+++ SUPPLIED INFORMATION +++
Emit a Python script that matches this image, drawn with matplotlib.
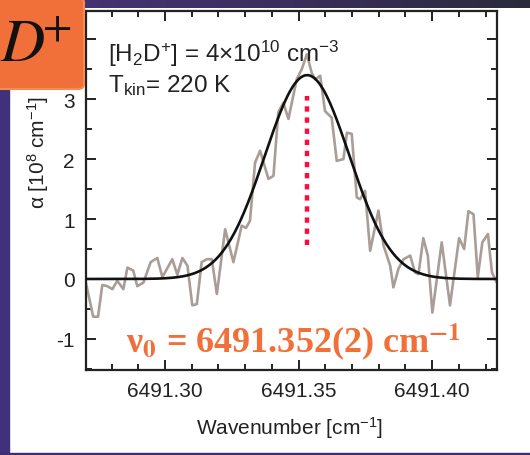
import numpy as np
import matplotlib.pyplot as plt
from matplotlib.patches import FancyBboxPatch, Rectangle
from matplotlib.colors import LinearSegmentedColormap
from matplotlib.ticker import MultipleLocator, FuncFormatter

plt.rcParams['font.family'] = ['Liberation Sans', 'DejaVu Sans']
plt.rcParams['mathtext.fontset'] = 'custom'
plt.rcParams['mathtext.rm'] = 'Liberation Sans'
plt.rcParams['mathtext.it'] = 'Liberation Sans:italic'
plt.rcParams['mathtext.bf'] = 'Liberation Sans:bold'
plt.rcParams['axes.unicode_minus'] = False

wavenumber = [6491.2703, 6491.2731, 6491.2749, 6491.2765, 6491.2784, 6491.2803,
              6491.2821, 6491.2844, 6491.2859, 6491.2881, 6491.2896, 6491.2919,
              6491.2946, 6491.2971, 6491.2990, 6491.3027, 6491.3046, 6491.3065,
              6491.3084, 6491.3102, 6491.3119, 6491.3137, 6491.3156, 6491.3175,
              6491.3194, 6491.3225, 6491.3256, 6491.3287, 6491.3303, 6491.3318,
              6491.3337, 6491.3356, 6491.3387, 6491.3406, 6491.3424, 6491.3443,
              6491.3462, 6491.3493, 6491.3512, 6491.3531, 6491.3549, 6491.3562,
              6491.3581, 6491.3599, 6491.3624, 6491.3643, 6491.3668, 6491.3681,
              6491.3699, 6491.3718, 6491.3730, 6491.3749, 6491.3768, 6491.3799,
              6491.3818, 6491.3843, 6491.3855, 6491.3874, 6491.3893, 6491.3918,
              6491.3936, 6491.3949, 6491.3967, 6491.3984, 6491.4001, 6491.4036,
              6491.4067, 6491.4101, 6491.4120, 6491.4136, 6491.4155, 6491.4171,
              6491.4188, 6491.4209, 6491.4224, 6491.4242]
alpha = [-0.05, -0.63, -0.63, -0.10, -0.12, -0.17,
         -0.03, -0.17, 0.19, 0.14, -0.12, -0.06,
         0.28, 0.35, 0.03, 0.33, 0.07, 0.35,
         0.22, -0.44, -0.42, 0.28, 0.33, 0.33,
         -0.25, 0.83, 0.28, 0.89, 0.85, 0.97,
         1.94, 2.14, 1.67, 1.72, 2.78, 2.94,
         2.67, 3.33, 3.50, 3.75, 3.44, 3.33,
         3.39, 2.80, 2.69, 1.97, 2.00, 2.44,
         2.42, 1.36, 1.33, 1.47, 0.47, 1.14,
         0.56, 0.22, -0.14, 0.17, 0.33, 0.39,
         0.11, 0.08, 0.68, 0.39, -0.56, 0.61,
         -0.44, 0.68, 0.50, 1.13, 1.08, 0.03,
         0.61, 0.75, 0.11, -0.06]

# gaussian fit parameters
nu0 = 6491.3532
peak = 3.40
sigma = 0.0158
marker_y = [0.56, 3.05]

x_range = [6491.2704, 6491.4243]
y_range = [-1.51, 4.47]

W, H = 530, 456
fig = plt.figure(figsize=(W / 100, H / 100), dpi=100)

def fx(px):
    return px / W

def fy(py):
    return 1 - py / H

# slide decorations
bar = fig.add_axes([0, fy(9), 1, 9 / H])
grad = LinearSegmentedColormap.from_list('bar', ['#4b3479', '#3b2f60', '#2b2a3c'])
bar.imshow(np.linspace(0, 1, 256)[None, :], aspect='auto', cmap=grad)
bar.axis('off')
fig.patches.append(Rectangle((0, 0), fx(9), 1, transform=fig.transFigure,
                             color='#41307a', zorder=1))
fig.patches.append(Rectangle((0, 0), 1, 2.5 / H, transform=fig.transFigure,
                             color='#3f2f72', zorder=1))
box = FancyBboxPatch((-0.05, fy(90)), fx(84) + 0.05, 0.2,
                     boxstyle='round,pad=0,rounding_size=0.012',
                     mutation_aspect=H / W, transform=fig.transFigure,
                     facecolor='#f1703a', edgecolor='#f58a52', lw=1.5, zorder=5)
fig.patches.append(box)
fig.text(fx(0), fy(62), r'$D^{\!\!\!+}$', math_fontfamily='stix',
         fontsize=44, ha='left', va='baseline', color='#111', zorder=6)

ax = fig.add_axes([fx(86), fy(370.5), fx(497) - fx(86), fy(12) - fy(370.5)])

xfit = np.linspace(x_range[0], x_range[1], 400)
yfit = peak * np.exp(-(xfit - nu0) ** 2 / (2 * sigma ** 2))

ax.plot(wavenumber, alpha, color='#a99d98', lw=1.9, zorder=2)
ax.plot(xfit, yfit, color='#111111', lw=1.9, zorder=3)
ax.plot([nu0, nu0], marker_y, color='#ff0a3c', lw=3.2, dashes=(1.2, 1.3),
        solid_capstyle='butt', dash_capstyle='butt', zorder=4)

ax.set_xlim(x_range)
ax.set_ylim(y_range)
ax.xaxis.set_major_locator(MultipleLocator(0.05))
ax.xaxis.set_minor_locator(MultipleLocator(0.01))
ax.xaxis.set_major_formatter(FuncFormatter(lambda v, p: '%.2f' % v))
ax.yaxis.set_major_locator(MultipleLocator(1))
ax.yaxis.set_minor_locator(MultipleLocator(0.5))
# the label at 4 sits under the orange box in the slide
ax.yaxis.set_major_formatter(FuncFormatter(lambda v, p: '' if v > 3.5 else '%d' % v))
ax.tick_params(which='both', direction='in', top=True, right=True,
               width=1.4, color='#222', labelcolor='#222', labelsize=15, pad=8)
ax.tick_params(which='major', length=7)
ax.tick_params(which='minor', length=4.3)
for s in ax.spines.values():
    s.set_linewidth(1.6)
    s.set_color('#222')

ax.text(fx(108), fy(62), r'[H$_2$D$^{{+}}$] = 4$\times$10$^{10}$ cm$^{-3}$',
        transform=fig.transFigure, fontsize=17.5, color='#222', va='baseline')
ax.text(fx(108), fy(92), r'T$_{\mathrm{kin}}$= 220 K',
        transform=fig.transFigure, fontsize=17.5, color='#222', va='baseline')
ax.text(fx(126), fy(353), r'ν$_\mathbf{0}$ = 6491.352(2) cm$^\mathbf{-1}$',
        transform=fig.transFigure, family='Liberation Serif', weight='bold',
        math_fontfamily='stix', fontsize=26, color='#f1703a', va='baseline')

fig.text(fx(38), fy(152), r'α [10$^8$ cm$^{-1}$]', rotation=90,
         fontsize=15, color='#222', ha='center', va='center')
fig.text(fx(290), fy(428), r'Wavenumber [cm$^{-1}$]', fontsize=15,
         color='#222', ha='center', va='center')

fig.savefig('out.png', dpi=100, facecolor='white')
+++
## WHAT IS NEEDED
Reproduce the material word for word. Any pictures should be left out of the copy.

## FINAL RESULT
Emit a Python script that matches this image, drawn with matplotlib.
import numpy as np
import matplotlib.pyplot as plt
from matplotlib.patches import FancyBboxPatch, Rectangle
from matplotlib.colors import LinearSegmentedColormap
from matplotlib.ticker import MultipleLocator, FuncFormatter

plt.rcParams['font.family'] = ['Liberation Sans', 'DejaVu Sans']
plt.rcParams['mathtext.fontset'] = 'custom'
plt.rcParams['mathtext.rm'] = 'Liberation Sans'
plt.rcParams['mathtext.it'] = 'Liberation Sans:italic'
plt.rcParams['mathtext.bf'] = 'Liberation Sans:bold'
plt.rcParams['axes.unicode_minus'] = False

wavenumber = [6491.2703, 6491.2731, 6491.2749, 6491.2765, 6491.2784, 6491.2803,
              6491.2821, 6491.2844, 6491.2859, 6491.2881, 6491.2896, 6491.2919,
              6491.2946, 6491.2971, 6491.2990, 6491.3027, 6491.3046, 6491.3065,
              6491.3084, 6491.3102, 6491.3119, 6491.3137, 6491.3156, 6491.3175,
              6491.3194, 6491.3225, 6491.3256, 6491.3287, 6491.3303, 6491.3318,
              6491.3337, 6491.3356, 6491.3387, 6491.3406, 6491.3424, 6491.3443,
              6491.3462, 6491.3493, 6491.3512, 6491.3531, 6491.3549, 6491.3562,
              6491.3581, 6491.3599, 6491.3624, 6491.3643, 6491.3668, 6491.3681,
              6491.3699, 6491.3718, 6491.3730, 6491.3749, 6491.3768, 6491.3799,
              6491.3818, 6491.3843, 6491.3855, 6491.3874, 6491.3893, 6491.3918,
              6491.3936, 6491.3949, 6491.3967, 6491.3984, 6491.4001, 6491.4036,
              6491.4067, 6491.4101, 6491.4120, 6491.4136, 6491.4155, 6491.4171,
              6491.4188, 6491.4209, 6491.4224, 6491.4242]
alpha = [-0.05, -0.63, -0.63, -0.10, -0.12, -0.17,
         -0.03, -0.17, 0.19, 0.14, -0.12, -0.06,
         0.28, 0.35, 0.03, 0.33, 0.07, 0.35,
         0.22, -0.44, -0.42, 0.28, 0.33, 0.33,
         -0.25, 0.83, 0.28, 0.89, 0.85, 0.97,
         1.94, 2.14, 1.67, 1.72, 2.78, 2.94,
         2.67, 3.33, 3.50, 3.75, 3.44, 3.33,
         3.39, 2.80, 2.69, 1.97, 2.00, 2.44,
         2.42, 1.36, 1.33, 1.47, 0.47, 1.14,
         0.56, 0.22, -0.14, 0.17, 0.33, 0.39,
         0.11, 0.08, 0.68, 0.39, -0.56, 0.61,
         -0.44, 0.68, 0.50, 1.13, 1.08, 0.03,
         0.61, 0.75, 0.11, -0.06]

# gaussian fit parameters
nu0 = 6491.3532
peak = 3.40
sigma = 0.0158
marker_y = [0.56, 3.05]

x_range = [6491.2704, 6491.4243]
y_range = [-1.51, 4.47]

W, H = 530, 456
fig = plt.figure(figsize=(W / 100, H / 100), dpi=100)

def fx(px):
    return px / W

def fy(py):
    return 1 - py / H

# slide decorations
bar = fig.add_axes([0, fy(9), 1, 9 / H])
grad = LinearSegmentedColormap.from_list('bar', ['#4b3479', '#3b2f60', '#2b2a3c'])
bar.imshow(np.linspace(0, 1, 256)[None, :], aspect='auto', cmap=grad)
bar.axis('off')
fig.patches.append(Rectangle((0, 0), fx(9), 1, transform=fig.transFigure,
                             color='#41307a', zorder=1))
fig.patches.append(Rectangle((0, 0), 1, 2.5 / H, transform=fig.transFigure,
                             color='#3f2f72', zorder=1))
box = FancyBboxPatch((-0.05, fy(90)), fx(84) + 0.05, 0.2,
                     boxstyle='round,pad=0,rounding_size=0.012',
                     mutation_aspect=H / W, transform=fig.transFigure,
                     facecolor='#f1703a', edgecolor='#f58a52', lw=1.5, zorder=5)
fig.patches.append(box)
fig.text(fx(0), fy(62), r'$D^{\!\!\!+}$', math_fontfamily='stix',
         fontsize=44, ha='left', va='baseline', color='#111', zorder=6)

ax = fig.add_axes([fx(86), fy(370.5), fx(497) - fx(86), fy(12) - fy(370.5)])

xfit = np.linspace(x_range[0], x_range[1], 400)
yfit = peak * np.exp(-(xfit - nu0) ** 2 / (2 * sigma ** 2))

ax.plot(wavenumber, alpha, color='#a99d98', lw=1.9, zorder=2)
ax.plot(xfit, yfit, color='#111111', lw=1.9, zorder=3)
ax.plot([nu0, nu0], marker_y, color='#ff0a3c', lw=3.2, dashes=(1.2, 1.3),
        solid_capstyle='butt', dash_capstyle='butt', zorder=4)

ax.set_xlim(x_range)
ax.set_ylim(y_range)
ax.xaxis.set_major_locator(MultipleLocator(0.05))
ax.xaxis.set_minor_locator(MultipleLocator(0.01))
ax.xaxis.set_major_formatter(FuncFormatter(lambda v, p: '%.2f' % v))
ax.yaxis.set_major_locator(MultipleLocator(1))
ax.yaxis.set_minor_locator(MultipleLocator(0.5))
# the label at 4 sits under the orange box in the slide
ax.yaxis.set_major_formatter(FuncFormatter(lambda v, p: '' if v > 3.5 else '%d' % v))
ax.tick_params(which='both', direction='in', top=True, right=True,
               width=1.4, color='#222', labelcolor='#222', labelsize=15, pad=8)
ax.tick_params(which='major', length=7)
ax.tick_params(which='minor', length=4.3)
for s in ax.spines.values():
    s.set_linewidth(1.6)
    s.set_color('#222')

ax.text(fx(108), fy(62), r'[H$_2$D$^{{+}}$] = 4$\times$10$^{10}$ cm$^{-3}$',
        transform=fig.transFigure, fontsize=17.5, color='#222', va='baseline')
ax.text(fx(108), fy(92), r'T$_{\mathrm{kin}}$= 220 K',
        transform=fig.transFigure, fontsize=17.5, color='#222', va='baseline')
ax.text(fx(126), fy(353), r'ν$_\mathbf{0}$ = 6491.352(2) cm$^\mathbf{-1}$',
        transform=fig.transFigure, family='Liberation Serif', weight='bold',
        math_fontfamily='stix', fontsize=26, color='#f1703a', va='baseline')

fig.text(fx(38), fy(152), r'α [10$^8$ cm$^{-1}$]', rotation=90,
         fontsize=15, color='#222', ha='center', va='center')
fig.text(fx(290), fy(428), r'Wavenumber [cm$^{-1}$]', fontsize=15,
         color='#222', ha='center', va='center')

fig.savefig('out.png', dpi=100, facecolor='white')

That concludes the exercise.